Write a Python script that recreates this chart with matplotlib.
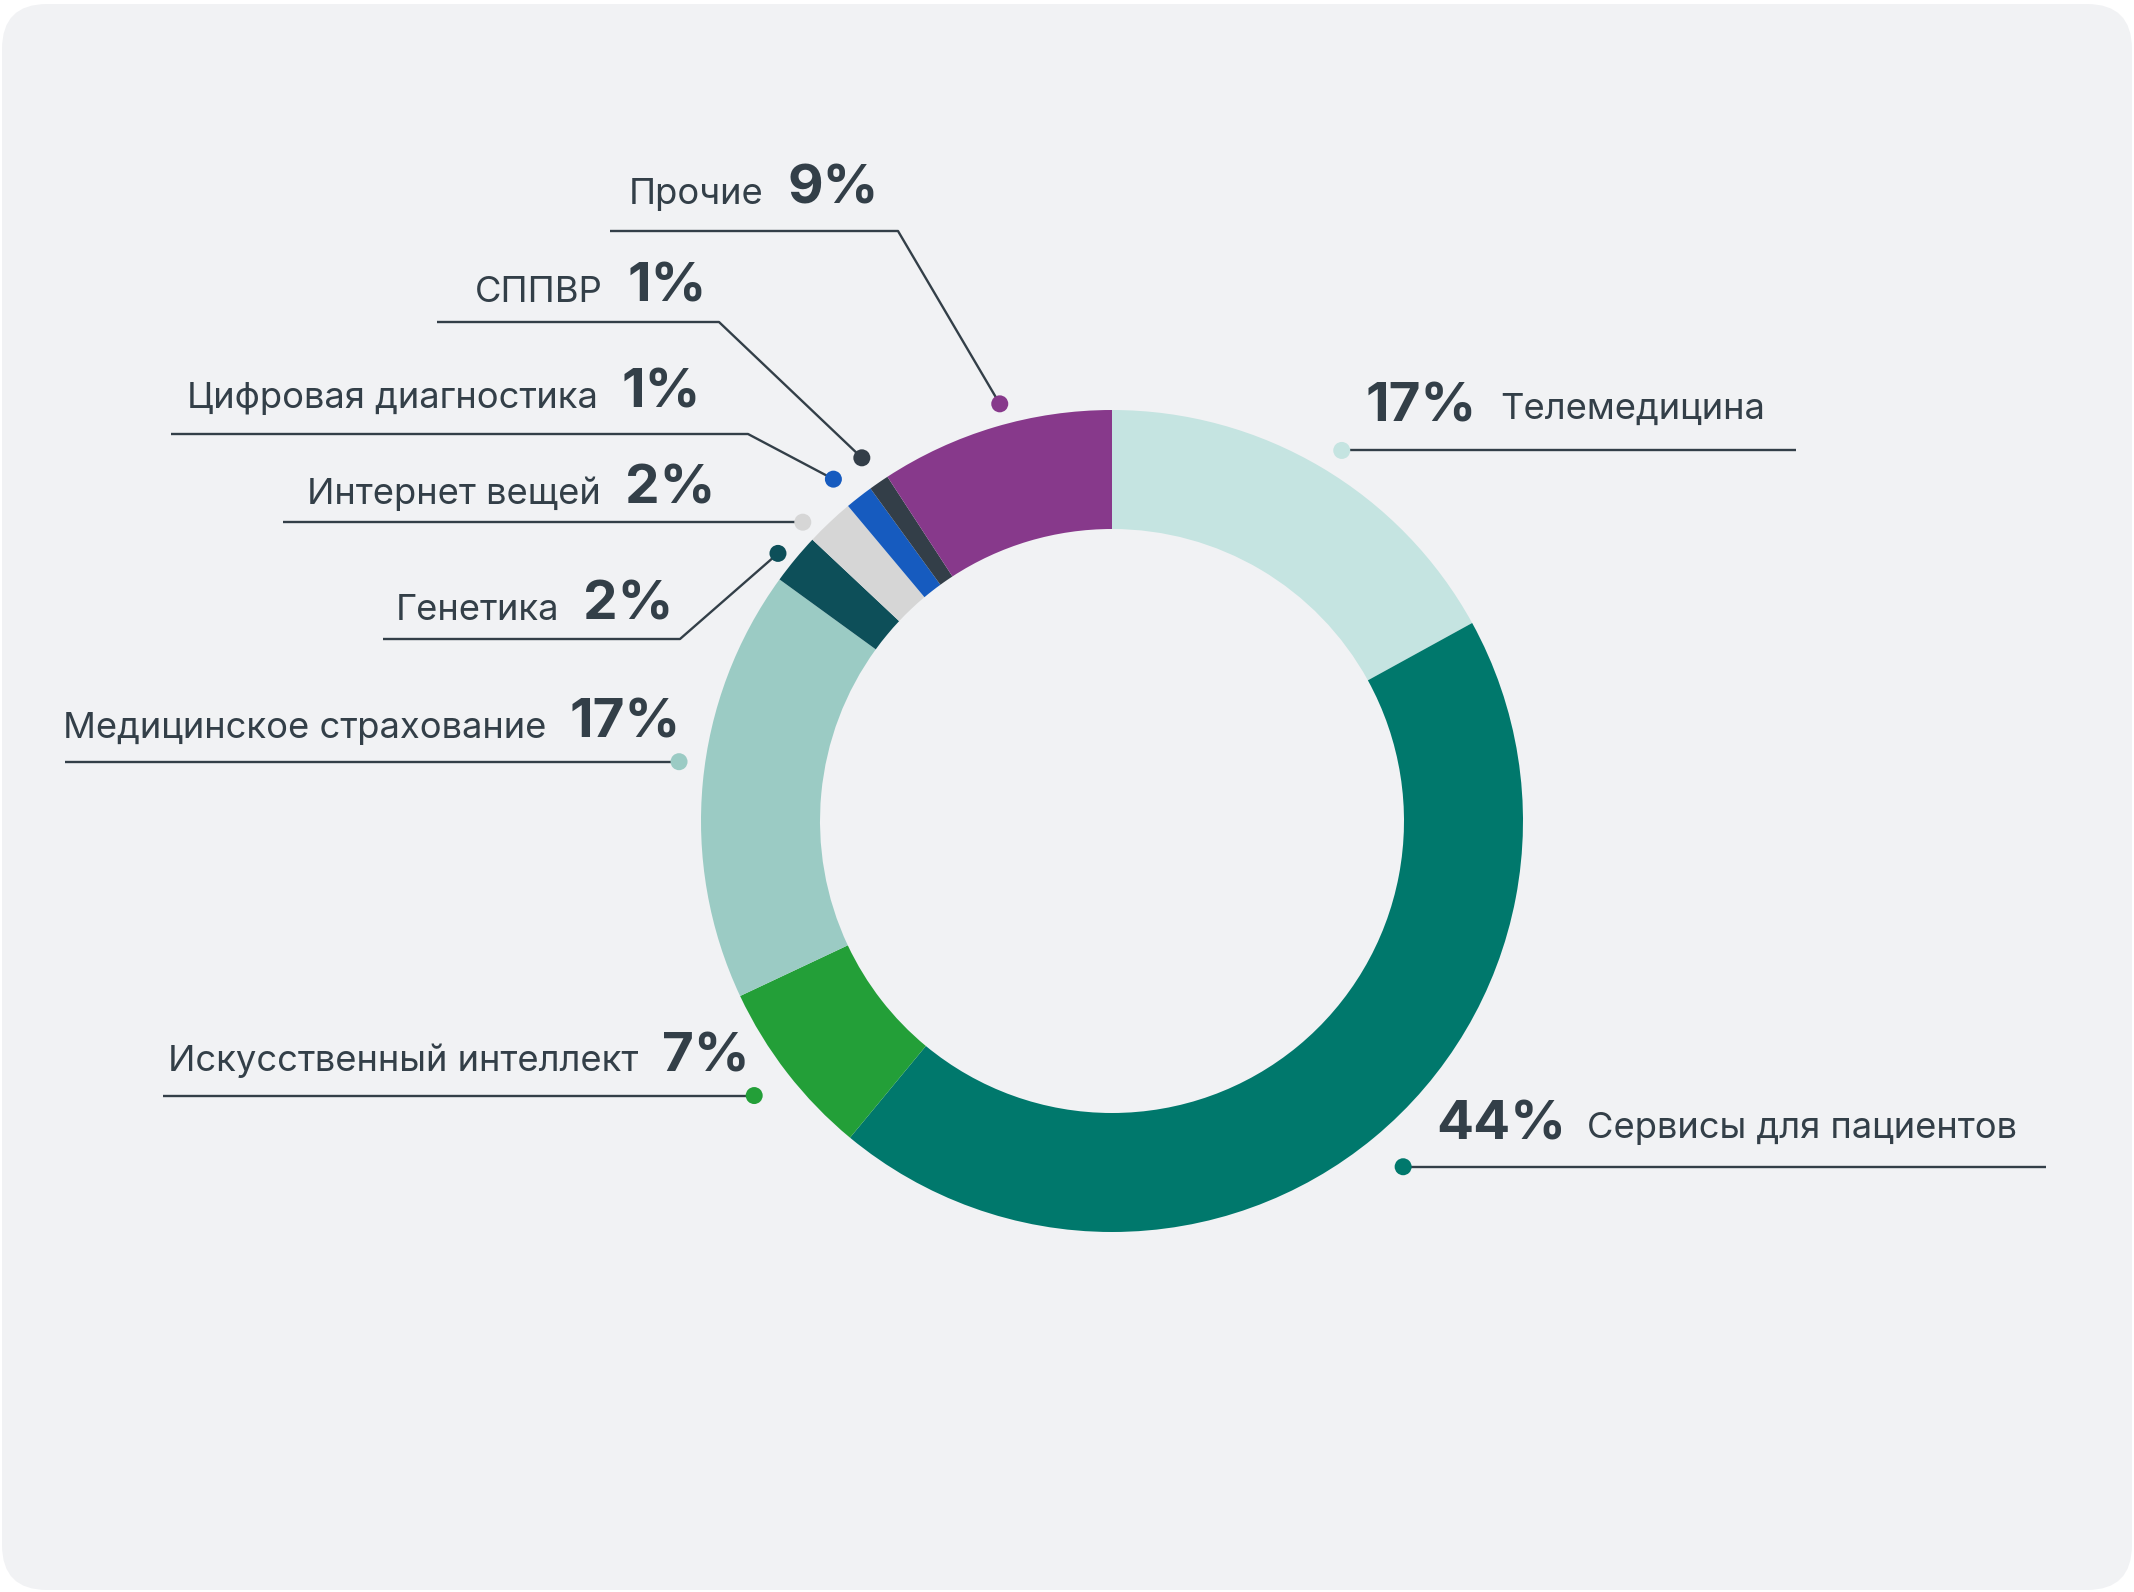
import matplotlib
matplotlib.use("Agg")
import matplotlib.pyplot as plt
from matplotlib.patches import FancyBboxPatch, Circle
import numpy as np

# ---------------- data ----------------
categories = ["Телемедицина", "Сервисы для пациентов", "Искусственный интеллект",
              "Медицинское страхование", "Генетика", "Интернет вещей",
              "Цифровая диагностика", "СППВР", "Прочие"]
values = [17, 44, 7, 17, 2.0, 1.9, 1.1, 0.8, 9.2]
pct_labels = ["17%", "44%", "7%", "17%", "2%", "2%", "1%", "1%", "9%"]
colors = ["#C5E4E1", "#00786C", "#239F38", "#9BCBC4", "#0D4F59",
          "#D6D6D6", "#165BBF", "#333E48", "#87398B"]

# ---------------- layout ----------------
W, H = 2134, 1592
TXT = "#333F48"
FONT = ["Inter", "DejaVu Sans"]
CX, CY = 1112, 821
R, RW = 411, 119

def Y(y):
    return H - y

fig = plt.figure(figsize=(W / 100, H / 100), dpi=100)
fig.patch.set_facecolor("white")
ax = fig.add_axes([0, 0, 1, 1])

card = FancyBboxPatch((2, Y(1590)), 2130, 1586, boxstyle="round,pad=0,rounding_size=45",
                      facecolor="#F1F2F4", edgecolor="none", zorder=0)
ax.add_patch(card)

wedges, _ = ax.pie(values, colors=colors, startangle=90, counterclock=False,
                   radius=R, center=(CX, Y(CY)),
                   wedgeprops=dict(width=RW, linewidth=0), frame=False)
for w in wedges:
    w.set_zorder(2)

ax.set_xlim(0, W)
ax.set_ylim(0, H)
ax.set_aspect("equal")
ax.set_axis_off()

# label layout per category: (side, dot angle offset, dot radius, outer_x, line_y, elbow_x, pct_x, baseline, name_x)
layout = [
    ("R", -1.2, 436, 1796, None, None, 1365, 421, 1500),
    ("R", 0.5, 452, 2046, None, None, 1436, 1140, 1587),
    ("L", -0.3, 451, 163, None, None, 662, 1071, None),
    ("L", -2.4, 437, 65, None, None, 570, 738, None),
    ("L", 0.9, 428, 383, 639, 680, 583, 620, None),
    ("L", 2.6, 430, 283, None, None, 625, 504, None),
    ("L", 1.2, 441, 171, 434, 748, 622, 408, None),
    ("L", 0.0, 441, 437, 322, 719, 627, 302, None),
    ("L", -1.5, 432, 610, 231, 898, 788, 204, None),
]

for w, cat, pct, col, lay in zip(wedges, categories, pct_labels, colors, layout):
    side, off, rd, outer_x, line_y, elbow_x, pct_x, base, name_x = lay
    a = np.deg2rad((w.theta1 + w.theta2) / 2 + off)
    dx = CX + rd * np.cos(a)
    dy = Y(CY) + rd * np.sin(a)
    ly = dy if line_y is None else Y(line_y)
    xs = [outer_x]
    ys = [ly]
    if elbow_x is not None:
        xs.append(elbow_x)
        ys.append(ly)
    xs.append(dx)
    ys.append(dy)
    ax.plot(xs, ys, color=TXT, lw=1.7, solid_capstyle="butt", zorder=3)
    ax.add_patch(Circle((dx, dy), 8.5, facecolor=col, edgecolor="none", zorder=4))

    ax.text(pct_x, Y(base), pct, fontsize=39.5, fontweight="bold", color=TXT,
            family=FONT, ha="left", va="baseline", zorder=5)
    if side == "L":
        ax.text(pct_x - 24, Y(base), cat, fontsize=26.2, color=TXT, family=FONT,
                ha="right", va="baseline", zorder=5)
    else:
        ax.text(name_x, Y(base - 2), cat, fontsize=26.2, color=TXT, family=FONT,
                ha="left", va="baseline", zorder=5)

fig.savefig("out.png", dpi=100, facecolor="white")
......
* _AIM_
Drop the images and repeat the data exactly.

* _RESPONSE TO THIS EXERCISE_
Write a Python script that recreates this chart with matplotlib.
import matplotlib
matplotlib.use("Agg")
import matplotlib.pyplot as plt
from matplotlib.patches import FancyBboxPatch, Circle
import numpy as np

# ---------------- data ----------------
categories = ["Телемедицина", "Сервисы для пациентов", "Искусственный интеллект",
              "Медицинское страхование", "Генетика", "Интернет вещей",
              "Цифровая диагностика", "СППВР", "Прочие"]
values = [17, 44, 7, 17, 2.0, 1.9, 1.1, 0.8, 9.2]
pct_labels = ["17%", "44%", "7%", "17%", "2%", "2%", "1%", "1%", "9%"]
colors = ["#C5E4E1", "#00786C", "#239F38", "#9BCBC4", "#0D4F59",
          "#D6D6D6", "#165BBF", "#333E48", "#87398B"]

# ---------------- layout ----------------
W, H = 2134, 1592
TXT = "#333F48"
FONT = ["Inter", "DejaVu Sans"]
CX, CY = 1112, 821
R, RW = 411, 119

def Y(y):
    return H - y

fig = plt.figure(figsize=(W / 100, H / 100), dpi=100)
fig.patch.set_facecolor("white")
ax = fig.add_axes([0, 0, 1, 1])

card = FancyBboxPatch((2, Y(1590)), 2130, 1586, boxstyle="round,pad=0,rounding_size=45",
                      facecolor="#F1F2F4", edgecolor="none", zorder=0)
ax.add_patch(card)

wedges, _ = ax.pie(values, colors=colors, startangle=90, counterclock=False,
                   radius=R, center=(CX, Y(CY)),
                   wedgeprops=dict(width=RW, linewidth=0), frame=False)
for w in wedges:
    w.set_zorder(2)

ax.set_xlim(0, W)
ax.set_ylim(0, H)
ax.set_aspect("equal")
ax.set_axis_off()

# label layout per category: (side, dot angle offset, dot radius, outer_x, line_y, elbow_x, pct_x, baseline, name_x)
layout = [
    ("R", -1.2, 436, 1796, None, None, 1365, 421, 1500),
    ("R", 0.5, 452, 2046, None, None, 1436, 1140, 1587),
    ("L", -0.3, 451, 163, None, None, 662, 1071, None),
    ("L", -2.4, 437, 65, None, None, 570, 738, None),
    ("L", 0.9, 428, 383, 639, 680, 583, 620, None),
    ("L", 2.6, 430, 283, None, None, 625, 504, None),
    ("L", 1.2, 441, 171, 434, 748, 622, 408, None),
    ("L", 0.0, 441, 437, 322, 719, 627, 302, None),
    ("L", -1.5, 432, 610, 231, 898, 788, 204, None),
]

for w, cat, pct, col, lay in zip(wedges, categories, pct_labels, colors, layout):
    side, off, rd, outer_x, line_y, elbow_x, pct_x, base, name_x = lay
    a = np.deg2rad((w.theta1 + w.theta2) / 2 + off)
    dx = CX + rd * np.cos(a)
    dy = Y(CY) + rd * np.sin(a)
    ly = dy if line_y is None else Y(line_y)
    xs = [outer_x]
    ys = [ly]
    if elbow_x is not None:
        xs.append(elbow_x)
        ys.append(ly)
    xs.append(dx)
    ys.append(dy)
    ax.plot(xs, ys, color=TXT, lw=1.7, solid_capstyle="butt", zorder=3)
    ax.add_patch(Circle((dx, dy), 8.5, facecolor=col, edgecolor="none", zorder=4))

    ax.text(pct_x, Y(base), pct, fontsize=39.5, fontweight="bold", color=TXT,
            family=FONT, ha="left", va="baseline", zorder=5)
    if side == "L":
        ax.text(pct_x - 24, Y(base), cat, fontsize=26.2, color=TXT, family=FONT,
                ha="right", va="baseline", zorder=5)
    else:
        ax.text(name_x, Y(base - 2), cat, fontsize=26.2, color=TXT, family=FONT,
                ha="left", va="baseline", zorder=5)

fig.savefig("out.png", dpi=100, facecolor="white")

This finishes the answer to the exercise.